Working closely with students across modules, projects, and programme-level activities has also reinforced my belief that employability should be embedded in intellectually meaningful ways. I do not see employability as a separate add-on to academic learning. Rather, I see it as part of helping students understand how knowledge is used, questioned, communicated, and applied in the world. Case studies, consultancy projects, employer engagement, simulations, and live challenges can all help students develop professional capabilities, but their educational value depends on how they are framed. The aim is not simply to make students more employable in a narrow sense. It is to help them become thoughtful, adaptable, and ethically aware professionals who can work with complexity and contribute meaningfully to organisations and society.
In recent years, my teaching has also been shaped by the changing role of technology and artificial intelligence in higher education and professional work. These developments have made it even more important to focus on judgement rather than simple knowledge reproduction. Students need to know how to use tools, but they also need to understand evidence, ethics, authorship, responsibility, and the limits of automation. In this context, teaching has to help students develop the capacities that remain distinctively human and professionally valuable: critical thinking, creativity, collaboration, communication, ethical reasoning, and the ability to ask better questions.
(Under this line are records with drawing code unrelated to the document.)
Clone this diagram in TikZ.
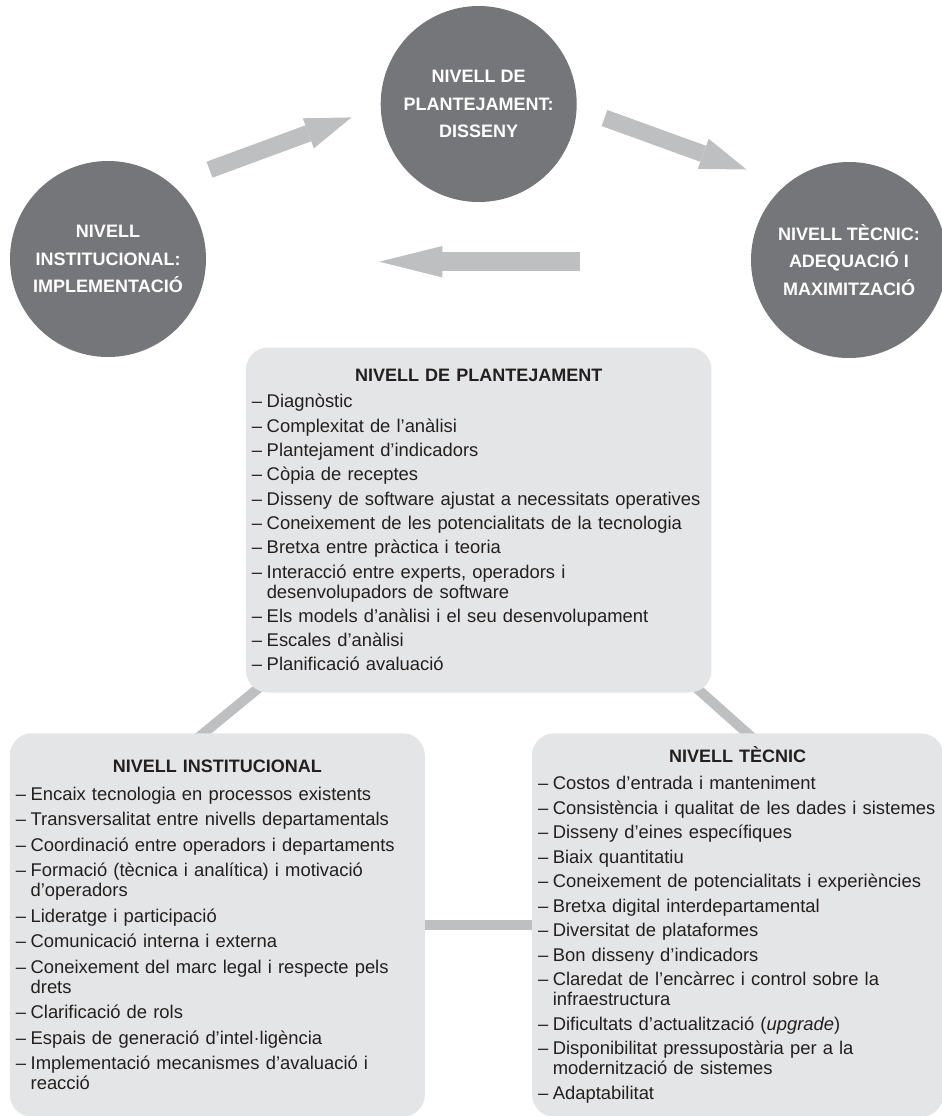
\documentclass[tikz,border=0pt]{standalone}
\usepackage{fontspec}
\setmainfont{Liberation Sans}
\usepackage{tikz}
\usetikzlibrary{arrows.meta, positioning, backgrounds}
\definecolor{circgray}{RGB}{117,118,121}
\definecolor{boxgray}{RGB}{228,229,230}
\definecolor{linkgray}{RGB}{190,191,193}
\definecolor{inkdark}{RGB}{35,31,32}
\newlength{\lvhang}\setlength{\lvhang}{7.4pt}
\newlength{\lvgap}\setlength{\lvgap}{2.3pt}
\setlength{\lineskiplimit}{-20pt}
\newcommand{\lvhead}[1]{\noindent\makebox[\linewidth]{\bfseries\fontsize{9}{10}\selectfont #1}\par\vspace{1.2pt}}
\newcommand{\lvitem}[1]{\par\vspace{\lvgap}\noindent\mbox{\makebox[\lvhang][l]{–}#1}}
\newcommand{\lvcont}[1]{\par\noindent\mbox{\hspace*{\lvhang}#1}}
\tikzset{
  levelcirc/.style={circle,fill=circgray,text=white,minimum size=98pt,inner sep=0pt,align=center,font=\fontsize{9}{13.75}\selectfont\bfseries},
  levelbox/.style={rectangle,rounded corners=11pt,fill=boxgray,text=inkdark,align=left,inner xsep=3pt,inner ysep=0pt,font=\fontsize{9.2}{10}\selectfont},
  cyclearr/.style={draw=linkgray,line width=8.5pt,-{Triangle[length=23pt,width=16pt,line width=0pt]}},
  backarr/.style={draw=linkgray,line width=9.35pt,-{Triangle[length=31.5pt,width=15.7pt,line width=0pt]}},
  link/.style={draw=linkgray,line width=5pt}
}

\begin{document}
\begin{tikzpicture}[x=0.5pt,y=-0.5pt]
  \useasboundingbox (0,0) rectangle (942,1116);
  \node[levelcirc] (plan) at (478.7,104) {NIVELL DE\\PLANTEJAMENT:\\DISSENY};
  \node[levelcirc] (inst) at (108,259) {NIVELL\\INSTITUCIONAL:\\IMPLEMENTACIÓ};
  \node[levelcirc] (tech) at (849,260) {NIVELL TÈCNIC:\\ADEQUACIÓ I\\MAXIMITZACIÓ};
  \coordinate (a1s) at (209.5,169.7); \coordinate (a1e) at (351.5,117.4);
  \coordinate (a2s) at (604.5,118);   \coordinate (a2e) at (746.5,169.5);
  \coordinate (a3s) at (580,261.7);   \coordinate (a3e) at (379.3,261.7);
  \draw[cyclearr] (a1s)--(a1e);
  \draw[cyclearr] (a2s)--(a2e);
  \draw[backarr] (a3s)--(a3e);
  \node[levelbox,below=72.35pt of plan,minimum width=232.75pt,minimum height=172.5pt,text width=226.75pt] (planbox) {\setlength{\lvgap}{2.15pt}%
    \lvhead{NIVELL DE PLANTEJAMENT}
    \lvitem{Diagnòstic}
    \lvitem{Complexitat de l’anàlisi}
    \lvitem{Plantejament d’indicadors}
    \lvitem{Còpia de receptes}
    \lvitem{Disseny de software ajustat a necessitats operatives}
    \lvitem{Coneixement de les potencialitats de la tecnologia}
    \lvitem{Bretxa entre pràctica i teoria}
    \lvitem{Interacció entre experts, operadors i}
    \lvcont{desenvolupadors de software}
    \lvitem{Els models d’anàlisi i el seu desenvolupament}
    \lvitem{Escales d’anàlisi}
    \lvitem{Planificació avaluació}};
  \node[levelbox,below=20pt of planbox.south west,xshift=-14.1pt,minimum width=207.5pt,minimum height=191.7pt,text width=201.5pt] (instbox) {\setlength{\lvgap}{2.75pt}%
    \lvhead{NIVELL INSTITUCIONAL}
    \lvitem{Encaix tecnologia en processos existents}
    \lvitem{Transversalitat entre nivells departamentals}
    \lvitem{Coordinació entre operadors i departaments}
    \lvitem{Formació (tècnica i analítica) i motivació}
    \lvcont{d’operadors}
    \lvitem{Lideratge i participació}
    \lvitem{Comunicació interna i externa}
    \lvitem{Coneixement del marc legal i respecte pels}
    \lvcont{drets}
    \lvitem{Clarificació de rols}
    \lvitem{Espais de generació d’intel·ligència}
    \lvitem{Implementació mecanismes d’avaluació i}
    \lvcont{reacció}};
  \node[levelbox,below=20pt of planbox.south east,xshift=12.9pt,minimum width=205.6pt,minimum height=191.7pt,text width=199.6pt] (techbox) {\setlength{\lvgap}{2.25pt}%
    \lvhead{NIVELL TÈCNIC}
    \lvitem{Costos d’entrada i manteniment}
    \lvitem{Consistència i qualitat de les dades i sistemes}
    \lvitem{Disseny d’eines específiques}
    \lvitem{Biaix quantitatiu}
    \lvitem{Coneixement de potencialitats i experiències}
    \lvitem{Bretxa digital interdepartamental}
    \lvitem{Diversitat de plataformes}
    \lvitem{Bon disseny d’indicadors}
    \lvitem{Claredat de l’encàrrec i control sobre la}
    \lvcont{infraestructura}
    \lvitem{Dificultats d’actualització (\textit{upgrade})}
    \lvitem{Disponibilitat pressupostària per a la}
    \lvcont{modernització de sistemes}
    \lvitem{Adaptabilitat}};
  \begin{scope}[on background layer]
    \draw[link] ([shift={(21.8,-12)}]planbox.south west)--([shift={(-23.5,8.3)}]instbox.north);
    \draw[link] ([shift={(-23.3,-12)}]planbox.south east)--([shift={(18.6,8.3)}]techbox.north);
    \draw[link] (instbox)--(techbox);
  \end{scope}
\end{tikzpicture}
\end{document}
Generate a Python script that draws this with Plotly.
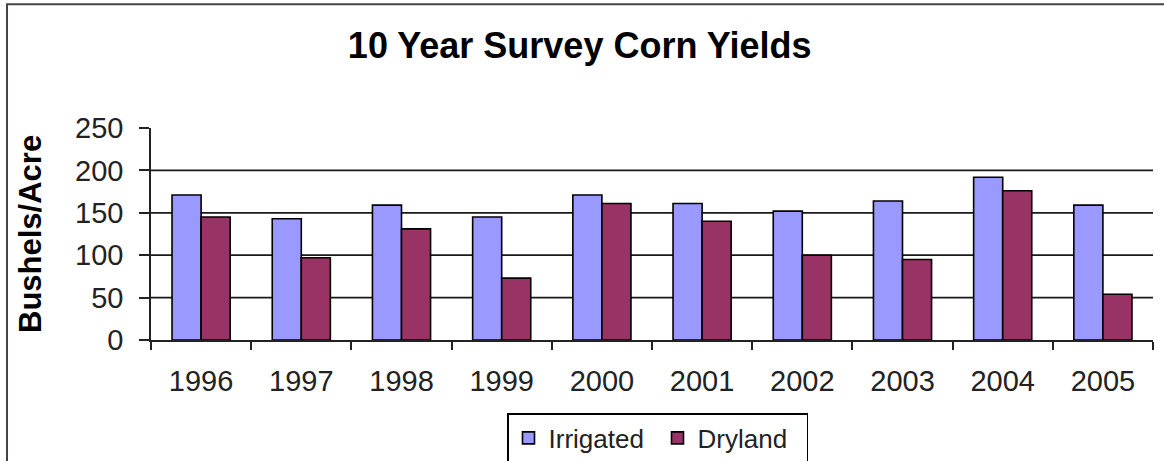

My teaching increasingly tries to prepare students for this environment by giving them opportunities to work with uncertainty, evaluate information carefully, and reflect on the implications of their decisions.
Across all of these areas, the thread that connects my teaching is the belief that students learn most powerfully when they are treated as active participants in their own development. I want my classroom to be intellectually serious, but also humane. I want students to feel supported, but not passive. I want them to enjoy learning, but also to understand that meaningful learning often involves discomfort, ambiguity, and revision. The best moments in teaching are often those in which students begin to see that they are capable of more sophisticated thinking than they initially assumed. My role is to design the conditions in which those moments can happen.
Ultimately, my teaching philosophy is built around the connection between knowledge, practice, reflection, and confidence. I want students to leave my modules not only with a stronger understanding of project management or business theory, but with a clearer sense of how to think, decide, communicate, and act in complex situations. I want them to become graduates who can question assumptions, work constructively with others, use evidence responsibly, and approach uncertainty with both rigour and imagination. Teaching, for me, is therefore not only about what happens in the classroom. It is about helping students build the habits of mind, confidence, and professional judgement that they will carry into the rest of their lives.